- _Stored data_:
## begin
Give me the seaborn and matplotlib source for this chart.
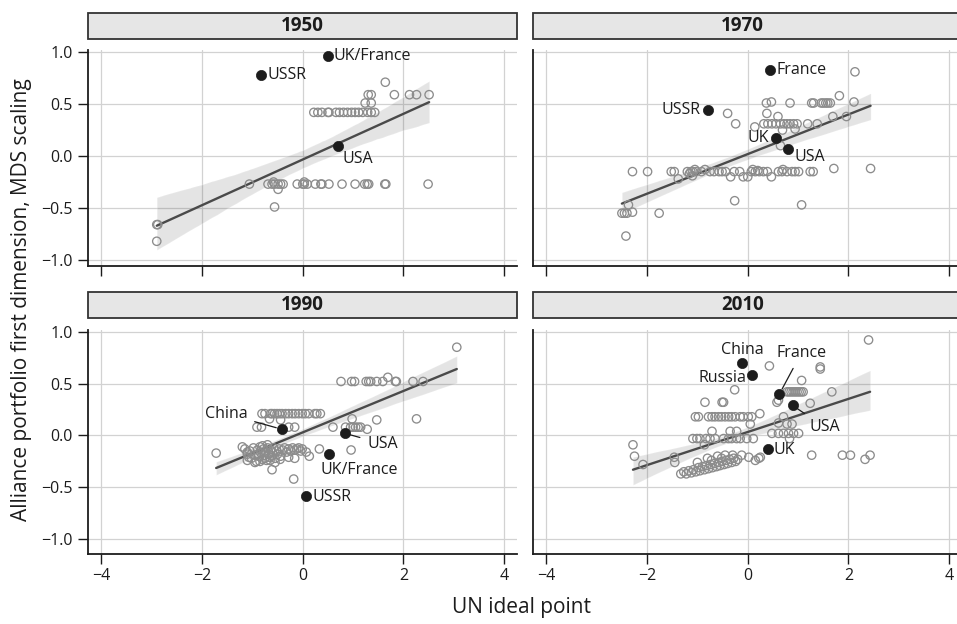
import numpy as np
import pandas as pd
import matplotlib
matplotlib.use("Agg")
import matplotlib.pyplot as plt
from matplotlib.patches import Rectangle
import seaborn as sns

# ---------------------------------------------------------------- data
years = ["1950", "1970", "1990", "2010"]

# 1950: other states
x_1950 = [1.64, 1.30, 1.36, 1.82, 2.12, 2.26, 2.51, 1.24, 1.36,
          0.22, 0.30, 0.38, 0.50, 0.52, 0.66, 0.73, 0.81, 0.89, 0.97, 1.04, 1.11, 1.19, 1.29, 1.36, 1.43,
          -1.06, -0.69, -0.61, -0.56, -0.49, -0.44, -0.39, -0.11, 0.00, 0.03, 0.09, 0.25, 0.36, 0.38,
          0.52, 0.78, 1.04, 1.23, 1.28, 1.31, 1.63, 1.65, 2.49,
          -0.58, 0.03, -0.49, -0.56, -2.90, -2.88, -2.90]
y_1950 = [0.71, 0.59, 0.59, 0.59, 0.59, 0.59, 0.59, 0.51, 0.51,
          0.42, 0.42, 0.42, 0.42, 0.42, 0.42, 0.42, 0.42, 0.42, 0.42, 0.42, 0.42, 0.42, 0.42, 0.42, 0.42,
          -0.27, -0.27, -0.27, -0.27, -0.27, -0.27, -0.27, -0.27, -0.27, -0.27, -0.27, -0.27, -0.27, -0.27,
          -0.27, -0.27, -0.27, -0.27, -0.27, -0.27, -0.27, -0.27, -0.27,
          -0.25, -0.25, -0.32, -0.49, -0.66, -0.66, -0.82]

# 1970: other states
x_1970 = [2.13, 1.82, 2.11, 0.37, 0.47, 0.84, 1.27, 1.31, 1.46, 1.50, 1.55, 1.59, 1.64,
          -0.40, 0.38, 0.60, -0.24, 0.14, 0.32, 0.40, 0.48, 0.56, 0.65, 0.72, 0.78, 0.84, 0.91, 0.98,
          1.19, 1.38, 1.69, 1.96, 0.69, 0.94, 0.65,
          -2.29, -1.99, -1.52, -1.46, -1.38, -1.20, -1.13, -1.09, -1.03, -0.92, -0.75, -0.67, -0.57,
          -0.51, -0.44, -0.34, -0.27, -0.16, -0.09, 0.00, 0.07, 0.15, 0.23, 0.31, 0.39, 0.47, 0.61,
          0.68, 0.78, 0.88, 0.94, 1.01, 1.24, 1.30, 1.71, 2.44, -1.16, -1.10, -1.05, -0.85, 0.10,
          0.20, 0.70,
          -0.26, 1.07, -2.37, -2.50, -2.45, -2.40, -2.29, -1.76, -2.42]
y_1970 = [0.81, 0.58, 0.52, 0.51, 0.52, 0.51, 0.51, 0.51, 0.51, 0.51, 0.51, 0.51, 0.51,
          0.41, 0.41, 0.38, 0.31, 0.28, 0.31, 0.31, 0.31, 0.31, 0.31, 0.31, 0.31, 0.31, 0.31, 0.31,
          0.31, 0.31, 0.38, 0.38, 0.25, 0.26, 0.10,
          -0.15, -0.15, -0.15, -0.15, -0.22, -0.15, -0.15, -0.15, -0.15, -0.15, -0.15, -0.15, -0.15,
          -0.15, -0.15, -0.20, -0.15, -0.15, -0.20, -0.20, -0.15, -0.15, -0.15, -0.15, -0.15, -0.20,
          -0.15, -0.15, -0.15, -0.15, -0.15, -0.15, -0.15, -0.15, -0.12, -0.12, -0.17, -0.19, -0.13,
          -0.13, -0.13, -0.14, -0.13,
          -0.43, -0.47, -0.47, -0.55, -0.55, -0.55, -0.54, -0.55, -0.77]

# 1990: other states
x_1990 = [3.06, 0.76, 0.97, 1.03, 1.26, 1.31, 1.35, 1.47, 1.59, 1.84, 1.86, 2.19, 2.39, 1.69,
          2.26, 1.47, 0.98,
          -0.81, -0.75, -0.64, -0.61, -0.56, -0.51, -0.46, -0.41, -0.34, -0.28, -0.21, -0.15, -0.08,
          -0.01, 0.05, 0.12, 0.24, 0.28, 0.35, -0.66, -0.44,
          -0.91, -0.82, -0.28, -0.16, 0.60, 0.85, 0.95, 1.00, 1.05, 1.10, 1.15, 1.28,
          -1.15, -1.10, -1.05, -1.02, -0.98, -0.95, -0.92, -0.90, -0.88, -0.85, -0.83, -0.80, -0.78,
          -0.76, -0.74, -0.72, -0.70, -0.68, -0.66, -0.64, -0.62, -0.60, -0.58, -0.55, -0.52, -0.50,
          -0.47, -0.44, -0.40, -0.36, -0.32, -0.28, -0.24, -0.20, -0.16, -0.12, -0.08, -0.04,
          -0.95, -0.85, -0.75, -0.65, -0.55, -0.45, -0.80, -0.70,
          -1.72, -1.20, -1.10, -1.07, -1.10, -0.61, -0.18, -0.28, -0.16, -0.01, 0.07, 0.13, 0.33, 0.96]
y_1990 = [0.85, 0.52, 0.52, 0.52, 0.52, 0.52, 0.52, 0.52, 0.52, 0.52, 0.52, 0.52, 0.52, 0.56,
          0.16, 0.15, 0.16,
          0.21, 0.21, 0.21, 0.21, 0.21, 0.21, 0.21, 0.21, 0.21, 0.21, 0.21, 0.21, 0.21,
          0.21, 0.21, 0.21, 0.21, 0.21, 0.21, 0.16, 0.15,
          0.08, 0.08, 0.08, 0.08, 0.08, 0.08, 0.08, 0.08, 0.08, 0.08, 0.08, 0.06,
          -0.13, -0.18, -0.15, -0.22, -0.12, -0.19, -0.25, -0.14, -0.20, -0.11, -0.17, -0.23, -0.13,
          -0.19, -0.16, -0.24, -0.12, -0.18, -0.21, -0.14, -0.20, -0.16, -0.12, -0.22, -0.15, -0.18,
          -0.13, -0.20, -0.14, -0.12, -0.16, -0.13, -0.15, -0.12, -0.14, -0.13, -0.12, -0.15,
          -0.26, -0.25, -0.22, -0.24, -0.26, -0.23, -0.10, -0.09,
          -0.17, -0.11, -0.16, -0.21, -0.24, -0.33, -0.42, -0.21, -0.22, -0.13, -0.16, -0.20, -0.13, -0.14]

# 2010: other states
x_2010 = [2.40, 0.43, 1.44, 1.44, 1.07,
          0.78, 0.82, 0.86, 0.90, 0.94, 0.98, 1.02, 1.06, 1.10, 1.67,
          -0.26, 0.58, 0.61, 1.24, -0.85, -0.51, -0.48,
          -1.04, -0.98, -0.78, -0.71, -0.65, -0.58, -0.52, -0.45, -0.38, -0.32, -0.25, -0.15, -0.09,
          0.01, 0.08, 0.24, 0.05,
          0.71, 0.61, 0.78, 0.88, 0.83,
          0.48, 0.61, 0.71, 0.81, 0.91, 1.01,
          -1.09, -1.01, -0.95, -0.83, -0.75, -0.65, -0.48, -0.38, -0.32, -0.22, -0.15, -0.02, 0.11,
          -0.71, -0.35, -0.22, -0.86,
          -2.28, -2.25, -2.08, -1.46, -1.45,
          1.27, 1.88, 2.04, 2.33, 2.43,
          0.15, 0.22, 0.25, 0.02, -0.12,
          -1.33, -1.27, -1.22, -1.17, -1.12, -1.08, -1.03, -0.98, -0.95, -0.90, -0.86, -0.82, -0.78,
          -0.74, -0.70, -0.66, -0.62, -0.58, -0.55, -0.51, -0.47, -0.43, -0.40, -0.36, -0.32, -0.28,
          -0.24, -0.20, -0.80, -0.60, -0.45, -0.30, -1.00, -0.72, -0.52]
y_2010 = [0.92, 0.67, 0.66, 0.64, 0.53,
          0.42, 0.42, 0.42, 0.42, 0.42, 0.42, 0.42, 0.42, 0.42, 0.42,
          0.44, 0.32, 0.34, 0.31, 0.32, 0.32, 0.32,
          0.18, 0.18, 0.18, 0.18, 0.18, 0.18, 0.18, 0.18, 0.18, 0.18, 0.18, 0.18, 0.18,
          0.18, 0.18, 0.21, 0.11,
          0.18, 0.12, 0.11, 0.11, -0.03,
          0.02, 0.02, 0.02, 0.02, 0.02, 0.02,
          -0.03, -0.03, -0.03, -0.03, -0.03, -0.03, -0.03, -0.03, -0.03, -0.03, -0.03, -0.03, -0.03,
          0.04, 0.04, 0.04, -0.09,
          -0.09, -0.20, -0.28, -0.21, -0.26,
          -0.19, -0.19, -0.19, -0.23, -0.19,
          -0.24, -0.22, -0.21, -0.21, -0.19,
          -0.37, -0.35, -0.37, -0.34, -0.36, -0.33, -0.35, -0.31, -0.34, -0.30, -0.33, -0.29, -0.32,
          -0.28, -0.31, -0.27, -0.30, -0.26, -0.29, -0.25, -0.28, -0.24, -0.27, -0.23, -0.26, -0.22,
          -0.25, -0.23, -0.22, -0.20, -0.19, -0.19, -0.26, -0.24, -0.22]

# great powers, highlighted and labelled
names_1950 = ["UK/France", "USSR", "USA"]
gx_1950 = [0.50, -0.83, 0.71]
gy_1950 = [0.96, 0.78, 0.10]

names_1970 = ["France", "USSR", "UK", "USA"]
gx_1970 = [0.45, -0.78, 0.56, 0.79]
gy_1970 = [0.83, 0.44, 0.17, 0.07]

names_1990 = ["China", "USA", "UK/France", "USSR"]
gx_1990 = [-0.42, 0.84, 0.52, 0.07]
gy_1990 = [0.06, 0.02, -0.18, -0.58]

names_2010 = ["China", "Russia", "France", "USA", "UK"]
gx_2010 = [-0.11, 0.09, 0.63, 0.89, 0.40]
gy_2010 = [0.70, 0.58, 0.40, 0.29, -0.13]

x_ticks = [-4, -2, 0, 2, 4]
y_ticks = [-1.0, -0.5, 0.0, 0.5, 1.0]

others = {"1950": (x_1950, y_1950), "1970": (x_1970, y_1970),
          "1990": (x_1990, y_1990), "2010": (x_2010, y_2010)}
powers = {"1950": (names_1950, gx_1950, gy_1950), "1970": (names_1970, gx_1970, gy_1970),
          "1990": (names_1990, gx_1990, gy_1990), "2010": (names_2010, gx_2010, gy_2010)}

# label placement: (text x, text y, horizontal alignment, leader line)
label_pos = {
    "1950": [(0.62, 0.96, "left", False), (-0.71, 0.78, "left", False), (0.79, -0.03, "left", False)],
    "1970": [(0.57, 0.83, "left", False), (-0.93, 0.44, "right", False),
             (0.43, 0.17, "right", False), (0.93, -0.01, "left", False)],
    "1990": [(-1.10, 0.21, "right", True), (1.28, -0.08, "left", True),
             (1.12, -0.33, "center", False), (0.20, -0.59, "left", False)],
    "2010": [(-0.11, 0.82, "center", False), (-0.03, 0.55, "right", False),
             (1.06, 0.79, "center", True), (1.22, 0.08, "left", True), (0.52, -0.14, "left", False)],
}

# ---------------------------------------------------------------- style
sns.set_theme(style="white")
plt.rcParams["font.family"] = ["Open Sans", "DejaVu Sans"]
plt.rcParams["axes.unicode_minus"] = True

INK = "#1c1c1c"
W, H = 957, 624
fig = plt.figure(figsize=(W / 100, H / 100), dpi=100)

# pixel boxes of the four panels: (left, top, right, bottom)
boxes = {"1950": (88.3, 50.0, 516.7, 266.0), "1970": (533.3, 50.0, 961.7, 266.0),
         "1990": (88.3, 330.0, 516.7, 554.3), "2010": (533.3, 330.0, 961.7, 554.3)}
strips = {"1950": (12.7, 39.0), "1970": (12.7, 39.0), "1990": (291.7, 318.3), "2010": (291.7, 318.3)}
ylims = {"1950": (-1.058, 1.02), "1970": (-1.058, 1.02), "1990": (-1.145, 1.016), "2010": (-1.145, 1.016)}

for yr in years:
    l, t, r, b = boxes[yr]
    ax = fig.add_axes([l / W, 1 - b / H, (r - l) / W, (b - t) / H])
    ox, oy = others[yr]
    nm, gx, gy = powers[yr]
    allx = np.array(ox + gx)
    ally = np.array(oy + gy)

    ax.grid(True, color="#d2d2d2", lw=0.9)
    ax.set_axisbelow(True)

    sns.regplot(x=allx, y=ally, scatter=False, ci=95, seed=3, ax=ax,
                color="#4a4a4a", line_kws=dict(lw=1.7, zorder=3))
    sns.scatterplot(x=ox, y=oy, ax=ax, s=36, marker="o", facecolor="none",
                    edgecolor="#8c8c8c", linewidth=0.95, zorder=4)
    sns.scatterplot(x=gx, y=gy, ax=ax, s=54, marker="o", color=INK,
                    edgecolor=INK, linewidth=0.5, zorder=5)

    for (name, px, py), (tx, ty, ha, lead) in zip(zip(nm, gx, gy), label_pos[yr]):
        if lead:
            ax.annotate(name, xy=(px, py), xytext=(tx, ty), ha=ha, va="center",
                        fontsize=11.5, color=INK, zorder=6,
                        arrowprops=dict(arrowstyle="-", color=INK, lw=0.9,
                                        shrinkA=3, shrinkB=4))
        else:
            ax.text(tx, ty, name, ha=ha, va="center", fontsize=11.5, color=INK, zorder=6)

    ax.set_xlim(-4.26, 4.25)
    ax.set_ylim(*ylims[yr])
    ax.set_xticks(x_ticks)
    ax.set_yticks(y_ticks)
    ax.set_xlabel("")
    ax.set_ylabel("")
    for side in ("top", "right"):
        ax.spines[side].set_visible(False)
    for side in ("left", "bottom"):
        ax.spines[side].set_color(INK)
        ax.spines[side].set_linewidth(1.3)

    left_col = yr in ("1950", "1990")
    bottom_row = yr in ("1990", "2010")
    ax.tick_params(axis="x", direction="out", length=7, width=1.0, color=INK,
                   labelsize=11.5, labelcolor=INK, pad=3, bottom=True,
                   labelbottom=bottom_row)
    ax.tick_params(axis="y", direction="out", length=7, width=1.0, color=INK,
                   labelsize=11.5, labelcolor=INK, pad=4, left=left_col,
                   labelleft=left_col)
    if left_col:
        ax.set_yticklabels([f"{v:.1f}".replace("-", "\u2212") for v in y_ticks])
    if bottom_row:
        ax.set_xticklabels([f"{v}".replace("-", "\u2212") for v in x_ticks])

    # facet strip
    st, sb = strips[yr]
    fig.add_artist(Rectangle((l / W, 1 - sb / H), (r - l) / W, (sb - st) / H,
                             transform=fig.transFigure, facecolor="#e6e6e6",
                             edgecolor="#333333", lw=1.3))
    cx = (l + r) / 2 - (5 if r > W else 0)
    fig.text(cx / W, 1 - (st + sb) / 2 / H, yr, ha="center", va="center",
             fontsize=13.5, fontweight="bold", color=INK)

fig.text(522 / W, 1 - 607 / H, "UN ideal point", ha="center", va="center",
         fontsize=15, color=INK)
fig.text(22 / W, 1 - 300 / H, "Alliance portfolio first dimension, MDS scaling",
         ha="center", va="center", rotation=90, fontsize=15, color=INK)

fig.savefig("out.png", dpi=100)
## end
- _Aim of the task_: Make an exact copy of the lines from the top of the material through the line with "import seaborn as sns", pictures excluded.

- _Result below_:
Give me the seaborn and matplotlib source for this chart.
import numpy as np
import pandas as pd
import matplotlib
matplotlib.use("Agg")
import matplotlib.pyplot as plt
from matplotlib.patches import Rectangle
import seaborn as sns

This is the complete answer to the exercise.